- **The problem**
Leave the pictures out and copy exactly the lines from the line containing "Reproduce this chart with Plotly." to the line containing "import plotly.graph_objects as go", both lines included.
— START Materials provided —
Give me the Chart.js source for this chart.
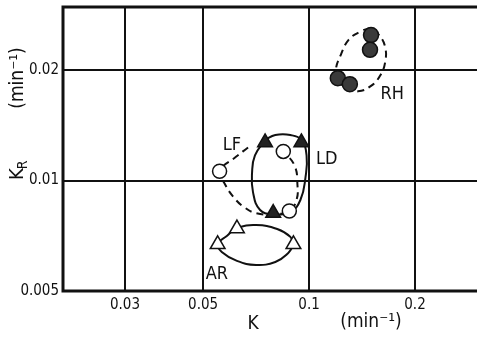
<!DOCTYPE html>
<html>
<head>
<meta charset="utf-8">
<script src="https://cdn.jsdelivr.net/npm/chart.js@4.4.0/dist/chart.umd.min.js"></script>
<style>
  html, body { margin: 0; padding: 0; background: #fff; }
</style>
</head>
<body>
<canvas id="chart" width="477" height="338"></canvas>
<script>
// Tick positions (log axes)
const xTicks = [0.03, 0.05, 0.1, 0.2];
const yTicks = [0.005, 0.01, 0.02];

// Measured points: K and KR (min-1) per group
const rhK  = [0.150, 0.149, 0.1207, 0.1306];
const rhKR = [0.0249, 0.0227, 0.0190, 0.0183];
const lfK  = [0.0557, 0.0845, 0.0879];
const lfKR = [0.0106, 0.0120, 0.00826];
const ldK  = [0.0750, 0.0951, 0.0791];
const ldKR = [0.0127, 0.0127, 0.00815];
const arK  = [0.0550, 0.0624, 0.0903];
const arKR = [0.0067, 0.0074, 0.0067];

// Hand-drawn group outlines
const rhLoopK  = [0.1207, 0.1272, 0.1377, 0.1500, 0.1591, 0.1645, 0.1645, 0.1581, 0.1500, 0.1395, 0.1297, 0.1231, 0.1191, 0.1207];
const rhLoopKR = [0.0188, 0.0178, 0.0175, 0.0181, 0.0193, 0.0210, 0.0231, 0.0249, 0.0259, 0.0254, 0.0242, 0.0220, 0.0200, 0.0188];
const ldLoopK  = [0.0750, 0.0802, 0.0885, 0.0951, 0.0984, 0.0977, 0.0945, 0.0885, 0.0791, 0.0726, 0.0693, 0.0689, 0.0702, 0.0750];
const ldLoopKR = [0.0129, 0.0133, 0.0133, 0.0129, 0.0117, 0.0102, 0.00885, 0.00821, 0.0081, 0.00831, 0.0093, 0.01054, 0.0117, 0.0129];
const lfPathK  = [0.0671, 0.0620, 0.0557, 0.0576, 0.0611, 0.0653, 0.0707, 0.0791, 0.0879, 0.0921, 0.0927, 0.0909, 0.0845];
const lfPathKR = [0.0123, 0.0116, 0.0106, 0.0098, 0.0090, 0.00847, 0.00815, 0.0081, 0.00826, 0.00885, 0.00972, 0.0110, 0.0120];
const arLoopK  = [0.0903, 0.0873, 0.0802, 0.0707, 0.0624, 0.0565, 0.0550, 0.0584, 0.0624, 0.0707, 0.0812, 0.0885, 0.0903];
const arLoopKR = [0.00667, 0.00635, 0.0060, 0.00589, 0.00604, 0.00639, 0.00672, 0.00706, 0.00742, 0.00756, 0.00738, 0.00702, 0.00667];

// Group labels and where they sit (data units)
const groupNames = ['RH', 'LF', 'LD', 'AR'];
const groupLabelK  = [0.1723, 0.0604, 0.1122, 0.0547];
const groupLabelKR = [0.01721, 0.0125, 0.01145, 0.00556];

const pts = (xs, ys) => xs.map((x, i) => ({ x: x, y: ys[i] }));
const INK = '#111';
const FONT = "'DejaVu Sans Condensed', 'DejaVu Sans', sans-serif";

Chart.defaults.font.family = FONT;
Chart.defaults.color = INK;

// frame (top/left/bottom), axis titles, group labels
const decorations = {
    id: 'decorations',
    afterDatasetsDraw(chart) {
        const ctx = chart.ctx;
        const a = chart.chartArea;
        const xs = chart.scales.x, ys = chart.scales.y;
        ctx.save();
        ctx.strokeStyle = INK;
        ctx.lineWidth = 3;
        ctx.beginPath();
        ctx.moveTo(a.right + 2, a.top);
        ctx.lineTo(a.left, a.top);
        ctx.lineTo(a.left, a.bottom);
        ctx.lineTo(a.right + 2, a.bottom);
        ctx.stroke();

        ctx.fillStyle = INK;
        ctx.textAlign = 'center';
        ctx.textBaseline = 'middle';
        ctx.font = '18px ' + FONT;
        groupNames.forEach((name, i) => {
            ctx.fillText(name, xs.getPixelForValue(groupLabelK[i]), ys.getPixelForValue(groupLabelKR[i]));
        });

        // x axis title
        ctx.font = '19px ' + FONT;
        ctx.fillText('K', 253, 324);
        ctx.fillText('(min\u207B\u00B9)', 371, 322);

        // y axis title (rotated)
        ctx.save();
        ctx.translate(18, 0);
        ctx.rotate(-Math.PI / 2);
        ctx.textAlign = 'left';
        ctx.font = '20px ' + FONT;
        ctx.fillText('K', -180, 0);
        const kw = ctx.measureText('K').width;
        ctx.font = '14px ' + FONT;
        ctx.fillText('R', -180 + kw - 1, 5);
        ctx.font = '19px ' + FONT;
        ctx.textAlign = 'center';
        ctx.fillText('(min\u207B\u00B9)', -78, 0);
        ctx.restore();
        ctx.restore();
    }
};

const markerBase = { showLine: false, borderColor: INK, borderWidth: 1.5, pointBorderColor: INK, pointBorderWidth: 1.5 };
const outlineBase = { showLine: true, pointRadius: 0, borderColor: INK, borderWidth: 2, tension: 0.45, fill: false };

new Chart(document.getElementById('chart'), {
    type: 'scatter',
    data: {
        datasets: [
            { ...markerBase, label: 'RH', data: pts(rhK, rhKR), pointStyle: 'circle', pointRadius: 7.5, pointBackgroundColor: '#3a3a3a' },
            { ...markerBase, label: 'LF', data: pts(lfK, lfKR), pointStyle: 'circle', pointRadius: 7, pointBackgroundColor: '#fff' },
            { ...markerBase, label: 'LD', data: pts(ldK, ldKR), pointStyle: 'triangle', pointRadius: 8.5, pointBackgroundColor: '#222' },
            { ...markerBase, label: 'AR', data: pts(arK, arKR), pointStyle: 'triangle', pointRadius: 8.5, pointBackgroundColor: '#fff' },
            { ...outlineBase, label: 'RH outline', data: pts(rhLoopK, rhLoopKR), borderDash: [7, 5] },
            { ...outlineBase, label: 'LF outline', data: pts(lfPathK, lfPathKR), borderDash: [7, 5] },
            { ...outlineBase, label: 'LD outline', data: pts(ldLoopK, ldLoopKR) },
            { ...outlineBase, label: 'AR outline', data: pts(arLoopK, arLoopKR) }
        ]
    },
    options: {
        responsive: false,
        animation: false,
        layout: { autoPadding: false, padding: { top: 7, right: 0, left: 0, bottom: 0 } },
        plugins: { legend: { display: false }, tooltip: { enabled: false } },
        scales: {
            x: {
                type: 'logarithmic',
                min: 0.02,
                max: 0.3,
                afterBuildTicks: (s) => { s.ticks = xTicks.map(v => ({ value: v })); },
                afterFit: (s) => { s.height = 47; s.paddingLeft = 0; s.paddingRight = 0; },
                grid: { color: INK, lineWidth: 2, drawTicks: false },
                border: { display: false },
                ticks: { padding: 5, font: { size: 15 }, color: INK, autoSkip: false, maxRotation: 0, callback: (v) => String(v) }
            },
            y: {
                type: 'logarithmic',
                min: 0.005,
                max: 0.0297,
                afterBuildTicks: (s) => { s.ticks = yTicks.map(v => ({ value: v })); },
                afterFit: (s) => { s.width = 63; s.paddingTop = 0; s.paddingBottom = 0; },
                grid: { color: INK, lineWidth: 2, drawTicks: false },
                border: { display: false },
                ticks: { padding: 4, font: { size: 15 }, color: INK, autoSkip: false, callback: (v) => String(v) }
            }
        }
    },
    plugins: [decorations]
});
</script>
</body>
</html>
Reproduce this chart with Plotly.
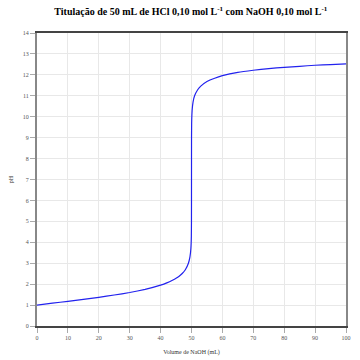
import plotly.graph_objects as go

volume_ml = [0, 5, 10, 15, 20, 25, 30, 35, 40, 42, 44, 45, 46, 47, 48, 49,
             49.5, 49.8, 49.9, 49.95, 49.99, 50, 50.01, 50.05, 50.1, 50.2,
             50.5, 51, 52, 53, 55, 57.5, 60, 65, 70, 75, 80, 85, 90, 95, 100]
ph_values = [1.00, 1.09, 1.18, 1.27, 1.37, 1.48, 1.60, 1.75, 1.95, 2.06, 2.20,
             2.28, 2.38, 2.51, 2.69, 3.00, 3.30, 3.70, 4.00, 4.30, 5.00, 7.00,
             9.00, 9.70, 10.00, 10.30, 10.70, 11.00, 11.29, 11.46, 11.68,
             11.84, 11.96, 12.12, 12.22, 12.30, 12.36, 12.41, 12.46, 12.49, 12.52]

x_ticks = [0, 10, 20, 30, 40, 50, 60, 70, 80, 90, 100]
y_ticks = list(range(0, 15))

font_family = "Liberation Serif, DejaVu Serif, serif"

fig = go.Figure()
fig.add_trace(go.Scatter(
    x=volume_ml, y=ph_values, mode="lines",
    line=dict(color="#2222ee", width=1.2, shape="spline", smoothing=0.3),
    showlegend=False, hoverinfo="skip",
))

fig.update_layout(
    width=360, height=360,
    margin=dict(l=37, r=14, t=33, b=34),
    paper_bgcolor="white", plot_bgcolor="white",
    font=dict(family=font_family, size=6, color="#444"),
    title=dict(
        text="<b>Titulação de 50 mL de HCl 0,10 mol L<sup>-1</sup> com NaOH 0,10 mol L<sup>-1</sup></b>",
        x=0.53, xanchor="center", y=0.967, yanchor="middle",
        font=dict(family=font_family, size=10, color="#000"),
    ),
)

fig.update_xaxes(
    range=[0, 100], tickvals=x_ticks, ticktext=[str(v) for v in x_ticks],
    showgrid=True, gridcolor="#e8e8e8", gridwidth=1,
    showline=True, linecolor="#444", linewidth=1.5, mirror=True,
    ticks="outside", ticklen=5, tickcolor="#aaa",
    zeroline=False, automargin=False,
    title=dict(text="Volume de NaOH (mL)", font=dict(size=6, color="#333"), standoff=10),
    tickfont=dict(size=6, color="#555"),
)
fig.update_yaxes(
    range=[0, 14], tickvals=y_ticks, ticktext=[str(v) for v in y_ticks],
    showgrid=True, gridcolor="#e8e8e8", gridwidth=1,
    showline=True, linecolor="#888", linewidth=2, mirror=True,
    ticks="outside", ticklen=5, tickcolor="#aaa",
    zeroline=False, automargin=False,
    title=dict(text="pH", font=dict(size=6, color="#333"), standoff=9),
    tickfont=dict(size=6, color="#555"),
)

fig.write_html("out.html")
— END Materials provided —
- **The solution**
Reproduce this chart with Plotly.
import plotly.graph_objects as go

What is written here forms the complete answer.